===== DATA SHOWN =====

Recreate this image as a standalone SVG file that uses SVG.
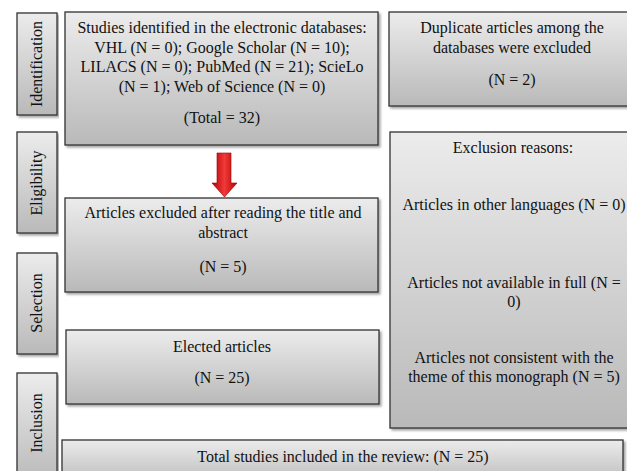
<svg xmlns="http://www.w3.org/2000/svg" width="627" height="471" viewBox="0 0 627 471">
<defs>
<linearGradient id="g" x1="0" y1="0" x2="0" y2="1">
<stop offset="0" stop-color="#ececec"/>
<stop offset="1" stop-color="#b9b9b9"/>
</linearGradient>
<linearGradient id="red" x1="0" y1="0" x2="1" y2="0">
<stop offset="0" stop-color="#b80000"/>
<stop offset="0.5" stop-color="#f03a3a"/>
<stop offset="1" stop-color="#b80000"/>
</linearGradient>
<filter id="sh" x="-5%" y="-5%" width="110%" height="115%">
<feDropShadow dx="2" dy="2" stdDeviation="1.2" flood-color="#000" flood-opacity="0.35"/>
</filter>
</defs>
<style>
.box{fill:url(#g);stroke:#333;stroke-width:1.3;filter:url(#sh)}
text{font-family:"Liberation Serif","Times New Roman",serif;font-size:16px;fill:#111;text-anchor:middle}
</style>
<g id="side-identification"><rect class="box" x="17" y="13" width="40" height="102"/><text transform="translate(42,64) rotate(-90)">Identification</text></g>
<g id="side-eligibility"><rect class="box" x="17" y="132" width="40" height="101"/><text transform="translate(42,183) rotate(-90)">Eligibility</text></g>
<g id="side-selection"><rect class="box" x="17" y="253" width="40" height="101"/><text transform="translate(42,303) rotate(-90)">Selection</text></g>
<g id="side-inclusion"><rect class="box" x="17" y="373" width="40" height="110"/><text transform="translate(42,423) rotate(-90)">Inclusion</text></g>

<g id="identified"><rect class="box" x="65" y="12" width="313" height="133"/>
<text x="222" y="33">Studies identified in the electronic databases:</text>
<text x="222" y="53">VHL (N = 0); Google Scholar (N = 10);</text>
<text x="222" y="72">LILACS (N = 0); PubMed (N = 21); ScieLo</text>
<text x="222" y="92">(N = 1); Web of Science (N = 0)</text>
<text x="222" y="123">(Total = 32)</text></g>

<g id="duplicates"><rect class="box" x="389" y="12" width="250" height="94"/>
<text x="512" y="33">Duplicate articles among the</text>
<text x="512" y="53">databases were excluded</text>
<text x="512" y="85">(N = 2)</text></g>

<g id="exclusion"><rect class="box" x="390" y="132" width="250" height="296"/>
<text x="513" y="153">Exclusion reasons:</text>
<text x="514" y="210">Articles in other languages (N = 0)</text>
<text x="514" y="288">Articles not available in full (N =</text>
<text x="514" y="307">0)</text>
<text x="514" y="363">Articles not consistent with the</text>
<text x="514" y="382">theme of this monograph (N = 5)</text></g>

<g id="excluded"><rect class="box" x="65" y="198" width="313" height="94"/>
<text x="223" y="218">Articles excluded after reading the title and</text>
<text x="223" y="238">abstract</text>
<text x="223" y="272">(N = 5)</text></g>

<g id="elected"><rect class="box" x="66" y="330" width="313" height="74"/>
<text x="222" y="352">Elected articles</text>
<text x="222" y="383">(N = 25)</text></g>

<g id="total"><rect class="box" x="62" y="440" width="561" height="45"/>
<text x="343" y="462">Total studies included in the review: (N = 25)</text></g>

<g id="connectors">
<path d="M217,153 H231 V183 H237 L224.5,197 L212,183 H217 Z" fill="url(#red)" stroke="#a00000" stroke-width="0.6"/>
</g>
</svg>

=====

> **GIVEN PROBLEM**
Every line of the material is to be quoted exactly, with no pictures carried over.

> **SOLUTION TO THE EXERCISE**
Recreate this image as a standalone SVG file that uses SVG.
<svg xmlns="http://www.w3.org/2000/svg" width="627" height="471" viewBox="0 0 627 471">
<defs>
<linearGradient id="g" x1="0" y1="0" x2="0" y2="1">
<stop offset="0" stop-color="#ececec"/>
<stop offset="1" stop-color="#b9b9b9"/>
</linearGradient>
<linearGradient id="red" x1="0" y1="0" x2="1" y2="0">
<stop offset="0" stop-color="#b80000"/>
<stop offset="0.5" stop-color="#f03a3a"/>
<stop offset="1" stop-color="#b80000"/>
</linearGradient>
<filter id="sh" x="-5%" y="-5%" width="110%" height="115%">
<feDropShadow dx="2" dy="2" stdDeviation="1.2" flood-color="#000" flood-opacity="0.35"/>
</filter>
</defs>
<style>
.box{fill:url(#g);stroke:#333;stroke-width:1.3;filter:url(#sh)}
text{font-family:"Liberation Serif","Times New Roman",serif;font-size:16px;fill:#111;text-anchor:middle}
</style>
<g id="side-identification"><rect class="box" x="17" y="13" width="40" height="102"/><text transform="translate(42,64) rotate(-90)">Identification</text></g>
<g id="side-eligibility"><rect class="box" x="17" y="132" width="40" height="101"/><text transform="translate(42,183) rotate(-90)">Eligibility</text></g>
<g id="side-selection"><rect class="box" x="17" y="253" width="40" height="101"/><text transform="translate(42,303) rotate(-90)">Selection</text></g>
<g id="side-inclusion"><rect class="box" x="17" y="373" width="40" height="110"/><text transform="translate(42,423) rotate(-90)">Inclusion</text></g>

<g id="identified"><rect class="box" x="65" y="12" width="313" height="133"/>
<text x="222" y="33">Studies identified in the electronic databases:</text>
<text x="222" y="53">VHL (N = 0); Google Scholar (N = 10);</text>
<text x="222" y="72">LILACS (N = 0); PubMed (N = 21); ScieLo</text>
<text x="222" y="92">(N = 1); Web of Science (N = 0)</text>
<text x="222" y="123">(Total = 32)</text></g>

<g id="duplicates"><rect class="box" x="389" y="12" width="250" height="94"/>
<text x="512" y="33">Duplicate articles among the</text>
<text x="512" y="53">databases were excluded</text>
<text x="512" y="85">(N = 2)</text></g>

<g id="exclusion"><rect class="box" x="390" y="132" width="250" height="296"/>
<text x="513" y="153">Exclusion reasons:</text>
<text x="514" y="210">Articles in other languages (N = 0)</text>
<text x="514" y="288">Articles not available in full (N =</text>
<text x="514" y="307">0)</text>
<text x="514" y="363">Articles not consistent with the</text>
<text x="514" y="382">theme of this monograph (N = 5)</text></g>

<g id="excluded"><rect class="box" x="65" y="198" width="313" height="94"/>
<text x="223" y="218">Articles excluded after reading the title and</text>
<text x="223" y="238">abstract</text>
<text x="223" y="272">(N = 5)</text></g>

<g id="elected"><rect class="box" x="66" y="330" width="313" height="74"/>
<text x="222" y="352">Elected articles</text>
<text x="222" y="383">(N = 25)</text></g>

<g id="total"><rect class="box" x="62" y="440" width="561" height="45"/>
<text x="343" y="462">Total studies included in the review: (N = 25)</text></g>

<g id="connectors">
<path d="M217,153 H231 V183 H237 L224.5,197 L212,183 H217 Z" fill="url(#red)" stroke="#a00000" stroke-width="0.6"/>
</g>
</svg>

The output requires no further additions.